In From the Ruins of Empire Pankaj Mishra examines the careers of three prominent Asian intellectuals from the end of the nineteenth and the beginning of the twentieth century, all of whom struggled with the cultural, economic, and military dominance of the West - not only as such power was deliberately, oftentimes violently, exercised, but also as the uncritical embrace of the mechanistic, utilitarian Western worldview by modernizing elites in their homelands. Each of the three represents a third of non-Russian Asia - itinerant journalist Jamal al-Din al-Afghani for the Islamosphere, scholar and activist Liang Qichao for the Sinosphere, and Nobel laureate Rabindranath Tagore for the Subcontinent. Each sought freedom for his people, but also a form of modernity that preserved the values of his own culture.

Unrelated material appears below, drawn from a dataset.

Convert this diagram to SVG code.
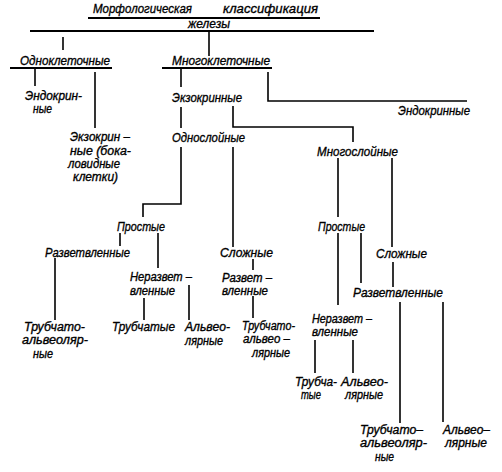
<svg xmlns="http://www.w3.org/2000/svg" width="502" height="472" viewBox="0 0 502 472">
<style>
text{font-family:"Liberation Sans","DejaVu Sans",sans-serif;font-style:italic;font-size:13.5px;fill:#000;stroke:#000;stroke-width:0.35}
.m text{font-size:12.5px}
.c line,.c polyline{stroke:#000;stroke-width:1.6;fill:none}
.c .thick{stroke-width:2.2}
</style>
<rect width="502" height="472" fill="#fff"/>
<g class="c" id="connectors">
<line class="thick" x1="88" y1="18" x2="320" y2="18"/>
<line class="thick" x1="30" y1="31" x2="374" y2="31"/>
<line x1="63" y1="37" x2="63" y2="50"/>
<line x1="209" y1="31" x2="209" y2="56"/>
<line class="thick" x1="10" y1="68" x2="112" y2="68"/>
<line class="thick" x1="162" y1="68" x2="272" y2="68"/>
<line x1="35" y1="68" x2="35" y2="86"/>
<line x1="95" y1="72" x2="95" y2="128"/>
<line x1="181" y1="69" x2="181" y2="87"/>
<polyline points="268,72 268,101 467,101"/>
<line x1="181" y1="107" x2="181" y2="128"/>
<polyline points="233,106 233,127 353,127 353,142"/>
<polyline points="181,147 181,204 143,204 143,217"/>
<line x1="233" y1="147" x2="233" y2="247"/>
<line x1="338" y1="158" x2="338" y2="217"/>
<line x1="392" y1="158" x2="392" y2="247"/>
<line x1="120" y1="233" x2="120" y2="246"/>
<line x1="158" y1="233" x2="158" y2="268"/>
<line x1="253" y1="259" x2="253" y2="270"/>
<line x1="253" y1="296" x2="253" y2="318"/>
<line x1="55" y1="258" x2="55" y2="320"/>
<line x1="144" y1="298" x2="144" y2="320"/>
<line x1="189" y1="285" x2="189" y2="320"/>
<line x1="338" y1="233" x2="338" y2="305"/>
<line x1="361" y1="233" x2="361" y2="283"/>
<line x1="393" y1="262" x2="393" y2="287"/>
<line x1="400" y1="302" x2="400" y2="423"/>
<line x1="443" y1="302" x2="443" y2="422"/>
<line x1="315" y1="340" x2="315" y2="373"/>
<line x1="353" y1="340" x2="353" y2="373"/>
</g>
<g id="title"><text x="93" y="13" textLength="99" lengthAdjust="spacingAndGlyphs">Морфологическая</text><text x="223" y="13" textLength="95" lengthAdjust="spacingAndGlyphs">классификация</text><text x="188" y="28" textLength="42" lengthAdjust="spacingAndGlyphs">железы</text></g>
<g id="odnokl"><text x="20" y="65" textLength="90" lengthAdjust="spacingAndGlyphs">Одноклеточные</text></g>
<g id="mnogokl"><text x="172" y="65" textLength="98" lengthAdjust="spacingAndGlyphs">Многоклеточные</text></g>
<g id="endo1" class="m"><text x="25" y="100" textLength="57" lengthAdjust="spacingAndGlyphs">Эндокрин-</text><text x="33" y="113" textLength="19" lengthAdjust="spacingAndGlyphs">ные</text></g>
<g id="exo1" class="m"><text x="70" y="141" textLength="60" lengthAdjust="spacingAndGlyphs">Экзокрин –</text><text x="70" y="155" textLength="61" lengthAdjust="spacingAndGlyphs">ные (бока-</text><text x="68" y="168" textLength="52" lengthAdjust="spacingAndGlyphs">ловидные</text><text x="73" y="181" textLength="45" lengthAdjust="spacingAndGlyphs">клетки)</text></g>
<g id="exo2"><text x="172" y="102" textLength="70" lengthAdjust="spacingAndGlyphs">Экзокринные</text></g>
<g id="endo2"><text x="398" y="115" textLength="72" lengthAdjust="spacingAndGlyphs">Эндокринные</text></g>
<g id="odnosl"><text x="172" y="142" textLength="73" lengthAdjust="spacingAndGlyphs">Однослойные</text></g>
<g id="mnogosl"><text x="317" y="156" textLength="81" lengthAdjust="spacingAndGlyphs">Многослойные</text></g>
<g id="prost1"><text x="117" y="231" textLength="48" lengthAdjust="spacingAndGlyphs">Простые</text></g>
<g id="prost2"><text x="318" y="231" textLength="47" lengthAdjust="spacingAndGlyphs">Простые</text></g>
<g id="razv1"><text x="45" y="257" textLength="85" lengthAdjust="spacingAndGlyphs">Разветвленные</text></g>
<g id="slozh1"><text x="220" y="257" textLength="53" lengthAdjust="spacingAndGlyphs">Сложные</text></g>
<g id="slozh2"><text x="376" y="258" textLength="51" lengthAdjust="spacingAndGlyphs">Сложные</text></g>
<g id="nerazv1" class="m"><text x="130" y="281" textLength="62" lengthAdjust="spacingAndGlyphs">Неразвет –</text><text x="130" y="295" textLength="45" lengthAdjust="spacingAndGlyphs">вленные</text></g>
<g id="razv2" class="m"><text x="222" y="282" textLength="50" lengthAdjust="spacingAndGlyphs">Развет –</text><text x="222" y="295" textLength="46" lengthAdjust="spacingAndGlyphs">вленные</text></g>
<g id="razv3"><text x="353" y="297" textLength="90" lengthAdjust="spacingAndGlyphs">Разветвленные</text></g>
<g id="nerazv2" class="m"><text x="312" y="323" textLength="60" lengthAdjust="spacingAndGlyphs">Неразвет –</text><text x="312" y="336" textLength="46" lengthAdjust="spacingAndGlyphs">вленные</text></g>
<g id="trubalv1" class="m"><text x="24" y="331" textLength="61" lengthAdjust="spacingAndGlyphs">Трубчато-</text><text x="22" y="344" textLength="66" lengthAdjust="spacingAndGlyphs">альвеоляр-</text><text x="33" y="358" textLength="20" lengthAdjust="spacingAndGlyphs">ные</text></g>
<g id="trub1"><text x="112" y="331" textLength="63" lengthAdjust="spacingAndGlyphs">Трубчатые</text></g>
<g id="alv1" class="m"><text x="185" y="331" textLength="45" lengthAdjust="spacingAndGlyphs">Альвео-</text><text x="185" y="345" textLength="38" lengthAdjust="spacingAndGlyphs">лярные</text></g>
<g id="trubalv2" class="m"><text x="242" y="330" textLength="53" lengthAdjust="spacingAndGlyphs">Трубчато-</text><text x="243" y="343" textLength="47" lengthAdjust="spacingAndGlyphs">альвео –</text><text x="252" y="357" textLength="38" lengthAdjust="spacingAndGlyphs">лярные</text></g>
<g id="trub2" class="m"><text x="295" y="386" textLength="42" lengthAdjust="spacingAndGlyphs">Трубча-</text><text x="301" y="399" textLength="20" lengthAdjust="spacingAndGlyphs">тые</text></g>
<g id="alv2" class="m"><text x="341" y="386" textLength="47" lengthAdjust="spacingAndGlyphs">Альвео-</text><text x="345" y="399" textLength="38" lengthAdjust="spacingAndGlyphs">лярные</text></g>
<g id="trubalv3" class="m"><text x="360" y="434" textLength="63" lengthAdjust="spacingAndGlyphs">Трубчато–</text><text x="360" y="447" textLength="67" lengthAdjust="spacingAndGlyphs">альвеоляр-</text><text x="375" y="461" textLength="19" lengthAdjust="spacingAndGlyphs">ные</text></g>
<g id="alv3" class="m"><text x="443" y="434" textLength="47" lengthAdjust="spacingAndGlyphs">Альвео–</text><text x="445" y="447" textLength="42" lengthAdjust="spacingAndGlyphs">лярные</text></g>
</svg>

It is possible to go on at great length about the problems of perspective in this book, problems that are only somewhat excused on the grounds that the perspective is that of the subjects. Understandably, in writing about anti-colonialists Mishra concentrates on the negative impact of colonialism on Asian nations and cultures, but at times he oversimplifies to the point that he falsifies - even a casual reading of Finkel's Osman's Dream (which Mishra cites in his bibliography) demonstrates that the problems of the Ottoman Empire were not only - or even primarily - the result of Western imperialism. That the reality was somewhat more complicated than Mishra's default narrative of Asians fighting for liberty from Western injustice is implied in the fact that both al-Afghani and Liang were persecuted by their native governments, and both took refuge in the oppressive, racist West - the only one of the three who was consistently safe in his homeland was Tagore, who lived under British rule (and was celebrated in the West, lecturing to packed halls and winning the Nobel Prize for Literature in 1913).
It is possible, again, to go on at great length about the problems of perspective in From the Ruins of Empire, but to do so would obscure the very real value of the book. Beginning in the eighteenth century, the great civilizations of Asia were confronted with the reality that they were not, after all, the center of the world or of history. How they adapted not only helps explain the world of today, it also has lessons to teach the West as it begins to discover the same truth.